▶ _Input for this task_:
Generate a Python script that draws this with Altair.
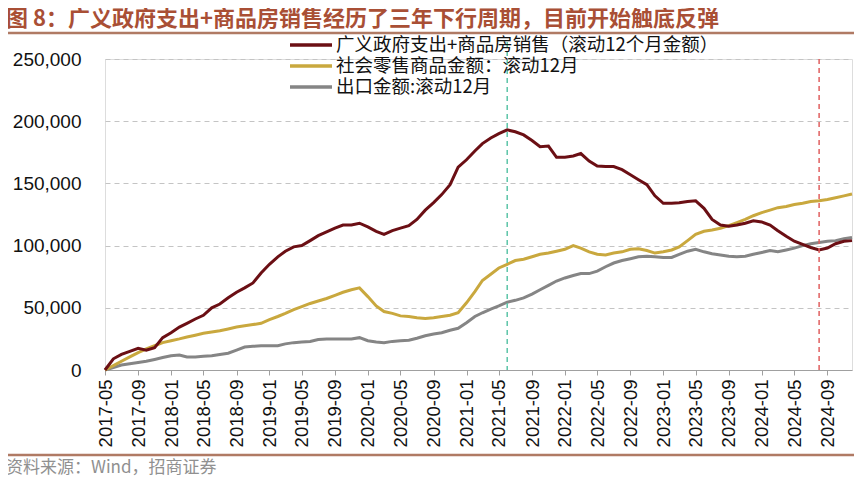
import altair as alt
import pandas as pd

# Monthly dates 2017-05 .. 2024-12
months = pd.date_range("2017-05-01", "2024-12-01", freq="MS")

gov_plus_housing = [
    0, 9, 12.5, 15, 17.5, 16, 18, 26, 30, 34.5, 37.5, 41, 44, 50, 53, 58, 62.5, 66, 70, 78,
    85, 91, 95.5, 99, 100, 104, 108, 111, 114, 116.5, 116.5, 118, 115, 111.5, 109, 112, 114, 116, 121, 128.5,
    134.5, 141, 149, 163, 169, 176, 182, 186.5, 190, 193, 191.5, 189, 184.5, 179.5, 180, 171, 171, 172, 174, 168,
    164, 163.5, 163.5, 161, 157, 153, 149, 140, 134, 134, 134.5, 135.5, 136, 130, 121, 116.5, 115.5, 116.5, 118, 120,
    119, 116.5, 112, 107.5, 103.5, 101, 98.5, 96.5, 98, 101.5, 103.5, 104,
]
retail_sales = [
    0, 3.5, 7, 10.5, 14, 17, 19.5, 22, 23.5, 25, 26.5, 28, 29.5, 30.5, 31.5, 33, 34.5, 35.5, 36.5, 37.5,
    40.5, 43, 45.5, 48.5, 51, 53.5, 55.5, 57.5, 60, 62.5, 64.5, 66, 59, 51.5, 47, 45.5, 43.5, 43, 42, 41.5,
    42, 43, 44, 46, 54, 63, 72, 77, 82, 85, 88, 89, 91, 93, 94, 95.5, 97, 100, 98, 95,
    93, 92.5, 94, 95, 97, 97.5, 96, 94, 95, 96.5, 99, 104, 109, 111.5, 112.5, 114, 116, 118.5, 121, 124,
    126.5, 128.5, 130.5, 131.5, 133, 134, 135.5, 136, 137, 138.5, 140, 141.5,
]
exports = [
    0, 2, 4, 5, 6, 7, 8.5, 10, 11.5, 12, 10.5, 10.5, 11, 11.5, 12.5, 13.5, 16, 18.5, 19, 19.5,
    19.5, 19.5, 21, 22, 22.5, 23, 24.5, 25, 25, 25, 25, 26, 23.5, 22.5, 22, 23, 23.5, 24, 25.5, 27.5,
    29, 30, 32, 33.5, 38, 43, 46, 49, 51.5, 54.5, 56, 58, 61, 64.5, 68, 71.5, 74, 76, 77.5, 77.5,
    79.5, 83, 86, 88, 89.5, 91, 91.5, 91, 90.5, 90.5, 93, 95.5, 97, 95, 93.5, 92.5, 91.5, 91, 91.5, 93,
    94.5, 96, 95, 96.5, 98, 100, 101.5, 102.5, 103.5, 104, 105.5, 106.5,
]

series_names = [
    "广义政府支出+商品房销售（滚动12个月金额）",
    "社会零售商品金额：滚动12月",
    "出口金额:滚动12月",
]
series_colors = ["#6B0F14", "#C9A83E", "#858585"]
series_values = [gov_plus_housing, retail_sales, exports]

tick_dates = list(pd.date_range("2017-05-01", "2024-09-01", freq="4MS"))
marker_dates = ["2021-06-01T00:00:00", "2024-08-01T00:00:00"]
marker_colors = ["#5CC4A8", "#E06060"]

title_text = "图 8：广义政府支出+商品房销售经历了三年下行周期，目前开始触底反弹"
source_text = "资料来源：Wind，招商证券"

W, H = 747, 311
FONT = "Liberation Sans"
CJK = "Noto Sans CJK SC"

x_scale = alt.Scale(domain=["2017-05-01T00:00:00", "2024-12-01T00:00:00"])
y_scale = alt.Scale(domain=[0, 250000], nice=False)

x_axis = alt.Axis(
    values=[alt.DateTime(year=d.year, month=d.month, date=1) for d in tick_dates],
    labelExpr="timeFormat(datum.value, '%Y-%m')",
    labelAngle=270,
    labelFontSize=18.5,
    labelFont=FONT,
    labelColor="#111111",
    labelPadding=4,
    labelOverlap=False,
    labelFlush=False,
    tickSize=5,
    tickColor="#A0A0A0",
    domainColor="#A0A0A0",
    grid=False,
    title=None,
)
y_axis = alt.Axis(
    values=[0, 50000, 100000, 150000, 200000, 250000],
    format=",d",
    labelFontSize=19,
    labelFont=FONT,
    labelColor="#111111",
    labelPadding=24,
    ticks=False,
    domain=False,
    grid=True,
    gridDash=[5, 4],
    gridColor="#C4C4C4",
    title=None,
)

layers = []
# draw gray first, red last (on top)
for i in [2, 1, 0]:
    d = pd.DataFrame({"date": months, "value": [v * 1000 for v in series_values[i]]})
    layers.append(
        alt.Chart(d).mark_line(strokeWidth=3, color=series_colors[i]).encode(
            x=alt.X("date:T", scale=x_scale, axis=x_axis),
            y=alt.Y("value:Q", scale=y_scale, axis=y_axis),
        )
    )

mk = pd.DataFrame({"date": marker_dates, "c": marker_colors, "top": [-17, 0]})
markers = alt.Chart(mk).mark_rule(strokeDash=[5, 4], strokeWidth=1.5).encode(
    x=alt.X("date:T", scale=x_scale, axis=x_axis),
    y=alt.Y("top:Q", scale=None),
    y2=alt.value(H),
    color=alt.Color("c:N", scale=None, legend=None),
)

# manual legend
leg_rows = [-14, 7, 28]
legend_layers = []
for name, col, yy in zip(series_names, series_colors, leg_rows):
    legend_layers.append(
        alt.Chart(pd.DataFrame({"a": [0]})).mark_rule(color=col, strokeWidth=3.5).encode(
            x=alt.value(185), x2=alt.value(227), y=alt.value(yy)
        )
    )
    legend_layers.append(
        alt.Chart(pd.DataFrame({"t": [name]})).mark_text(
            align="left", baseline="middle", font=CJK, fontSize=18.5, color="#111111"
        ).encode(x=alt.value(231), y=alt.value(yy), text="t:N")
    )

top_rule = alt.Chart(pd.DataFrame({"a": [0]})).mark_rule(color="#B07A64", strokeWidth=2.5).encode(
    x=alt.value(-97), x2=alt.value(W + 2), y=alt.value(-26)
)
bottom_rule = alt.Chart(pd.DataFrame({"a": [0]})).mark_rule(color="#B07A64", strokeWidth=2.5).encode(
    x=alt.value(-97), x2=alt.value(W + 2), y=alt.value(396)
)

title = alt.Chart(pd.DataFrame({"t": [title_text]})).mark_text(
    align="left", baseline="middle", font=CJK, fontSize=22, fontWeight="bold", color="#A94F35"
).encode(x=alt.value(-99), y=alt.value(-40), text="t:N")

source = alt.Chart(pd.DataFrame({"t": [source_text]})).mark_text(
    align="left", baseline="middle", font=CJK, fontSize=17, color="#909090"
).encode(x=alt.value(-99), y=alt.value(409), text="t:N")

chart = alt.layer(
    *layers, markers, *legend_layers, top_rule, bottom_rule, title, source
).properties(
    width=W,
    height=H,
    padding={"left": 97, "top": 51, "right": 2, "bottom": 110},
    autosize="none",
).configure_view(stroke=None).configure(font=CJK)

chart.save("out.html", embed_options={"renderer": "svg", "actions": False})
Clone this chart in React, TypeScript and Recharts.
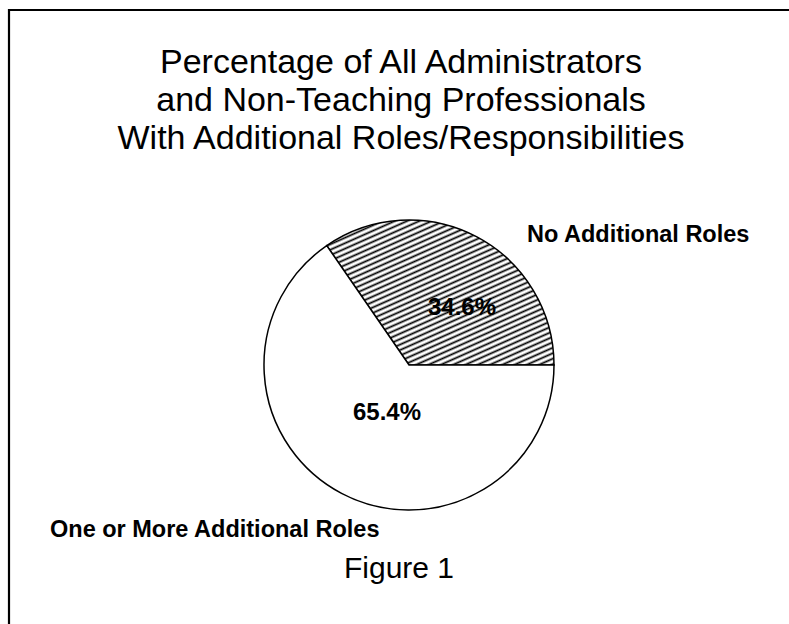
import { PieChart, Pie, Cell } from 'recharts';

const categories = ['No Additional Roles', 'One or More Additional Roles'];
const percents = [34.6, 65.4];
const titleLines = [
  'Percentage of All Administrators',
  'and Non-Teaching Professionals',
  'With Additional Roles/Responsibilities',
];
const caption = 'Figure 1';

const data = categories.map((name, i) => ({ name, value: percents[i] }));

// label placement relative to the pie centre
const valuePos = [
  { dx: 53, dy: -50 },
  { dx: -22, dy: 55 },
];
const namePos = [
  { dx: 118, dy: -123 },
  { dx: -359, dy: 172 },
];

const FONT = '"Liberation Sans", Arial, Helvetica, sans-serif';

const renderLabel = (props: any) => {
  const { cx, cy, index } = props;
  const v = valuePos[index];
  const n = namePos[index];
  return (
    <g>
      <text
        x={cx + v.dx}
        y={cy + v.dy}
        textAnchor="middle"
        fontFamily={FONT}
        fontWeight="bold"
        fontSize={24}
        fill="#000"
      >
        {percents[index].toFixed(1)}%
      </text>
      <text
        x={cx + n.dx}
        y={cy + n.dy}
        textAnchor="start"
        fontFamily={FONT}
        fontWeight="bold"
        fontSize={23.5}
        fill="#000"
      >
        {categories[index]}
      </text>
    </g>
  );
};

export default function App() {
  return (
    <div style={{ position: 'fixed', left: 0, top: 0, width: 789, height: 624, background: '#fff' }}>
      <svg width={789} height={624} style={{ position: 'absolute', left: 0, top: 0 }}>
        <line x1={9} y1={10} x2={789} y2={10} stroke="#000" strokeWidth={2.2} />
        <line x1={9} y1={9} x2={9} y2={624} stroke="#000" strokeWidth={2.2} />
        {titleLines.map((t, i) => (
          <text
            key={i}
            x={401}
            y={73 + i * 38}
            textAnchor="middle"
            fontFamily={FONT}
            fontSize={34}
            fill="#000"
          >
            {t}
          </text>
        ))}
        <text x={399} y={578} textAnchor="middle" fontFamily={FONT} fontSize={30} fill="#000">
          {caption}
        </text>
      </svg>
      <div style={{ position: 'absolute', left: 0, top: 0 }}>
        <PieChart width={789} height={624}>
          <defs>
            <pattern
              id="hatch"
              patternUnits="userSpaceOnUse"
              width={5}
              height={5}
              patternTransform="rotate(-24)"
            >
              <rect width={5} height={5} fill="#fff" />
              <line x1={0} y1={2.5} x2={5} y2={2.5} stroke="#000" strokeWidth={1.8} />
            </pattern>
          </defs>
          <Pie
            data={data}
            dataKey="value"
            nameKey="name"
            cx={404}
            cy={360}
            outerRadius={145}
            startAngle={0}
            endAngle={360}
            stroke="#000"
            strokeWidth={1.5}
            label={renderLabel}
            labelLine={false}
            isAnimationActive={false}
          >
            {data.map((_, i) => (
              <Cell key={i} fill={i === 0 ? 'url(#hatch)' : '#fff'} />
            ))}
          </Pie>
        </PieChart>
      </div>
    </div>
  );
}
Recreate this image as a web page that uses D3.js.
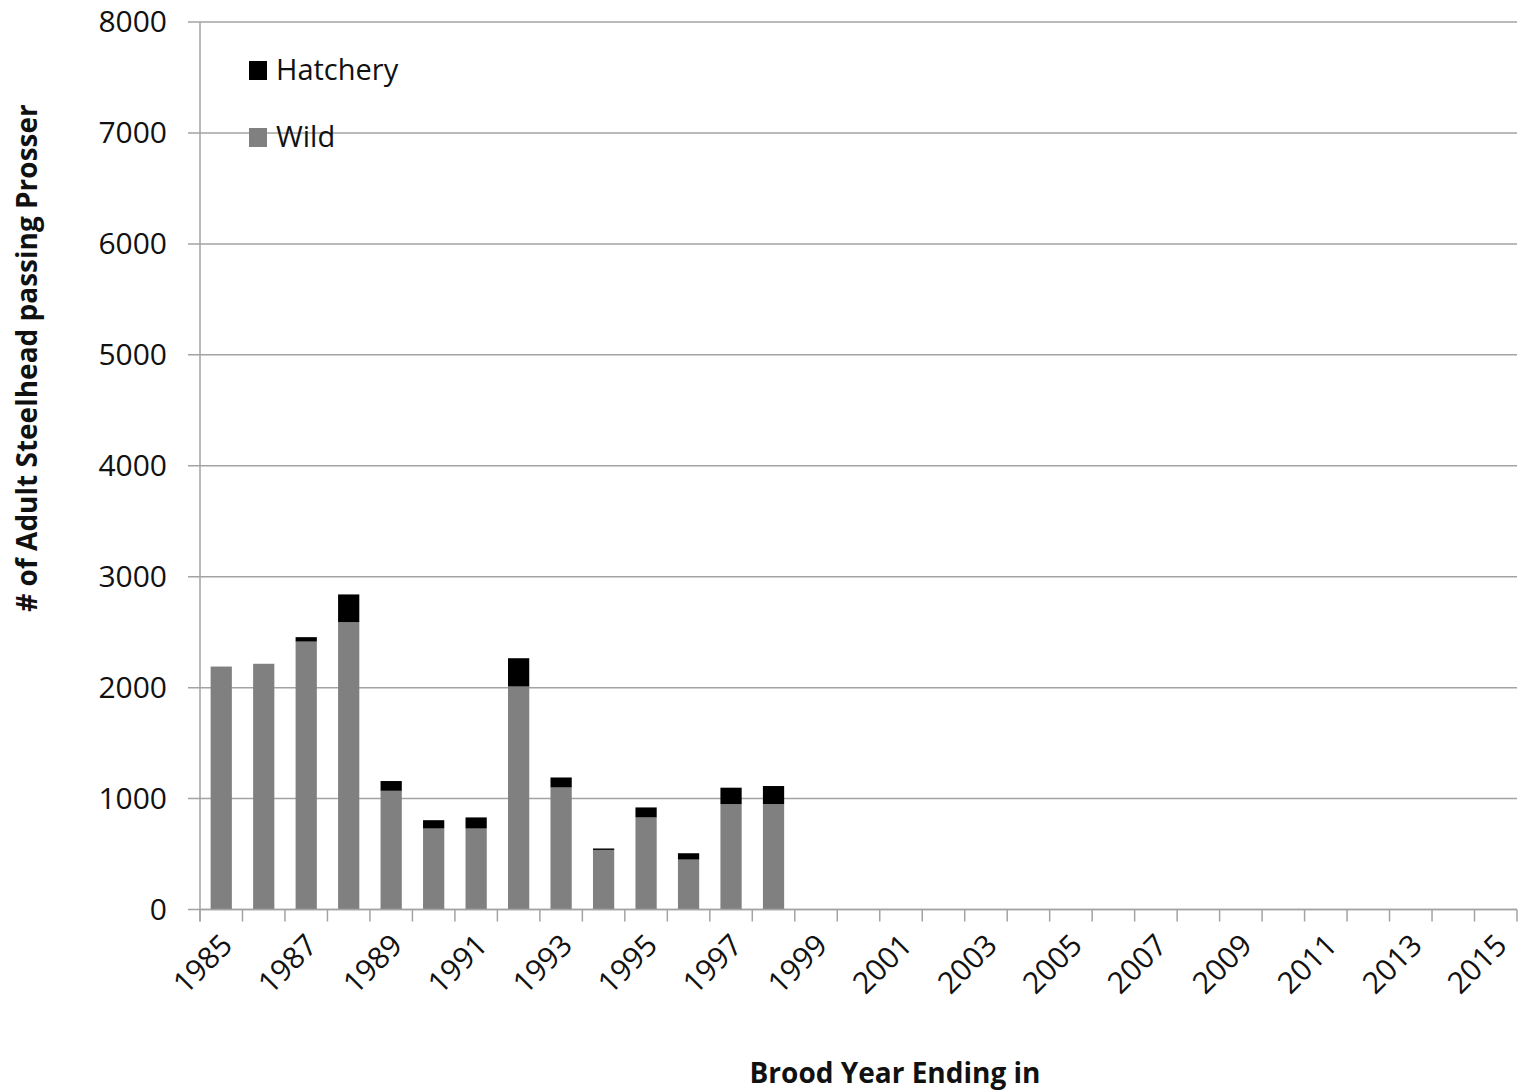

▶ _Required work_: Print everything from the line with "Clone this chart" down to the line with "Arial, Helvetica, sans-serif';", both included, exactly as written and without the pictures.

▶ _Exercise response_:
Clone this chart in React, TypeScript and Recharts.
import { PieChart, Pie, Cell } from 'recharts';

const categories = ['No Additional Roles', 'One or More Additional Roles'];
const percents = [34.6, 65.4];
const titleLines = [
  'Percentage of All Administrators',
  'and Non-Teaching Professionals',
  'With Additional Roles/Responsibilities',
];
const caption = 'Figure 1';

const data = categories.map((name, i) => ({ name, value: percents[i] }));

// label placement relative to the pie centre
const valuePos = [
  { dx: 53, dy: -50 },
  { dx: -22, dy: 55 },
];
const namePos = [
  { dx: 118, dy: -123 },
  { dx: -359, dy: 172 },
];

const FONT = '"Liberation Sans", Arial, Helvetica, sans-serif';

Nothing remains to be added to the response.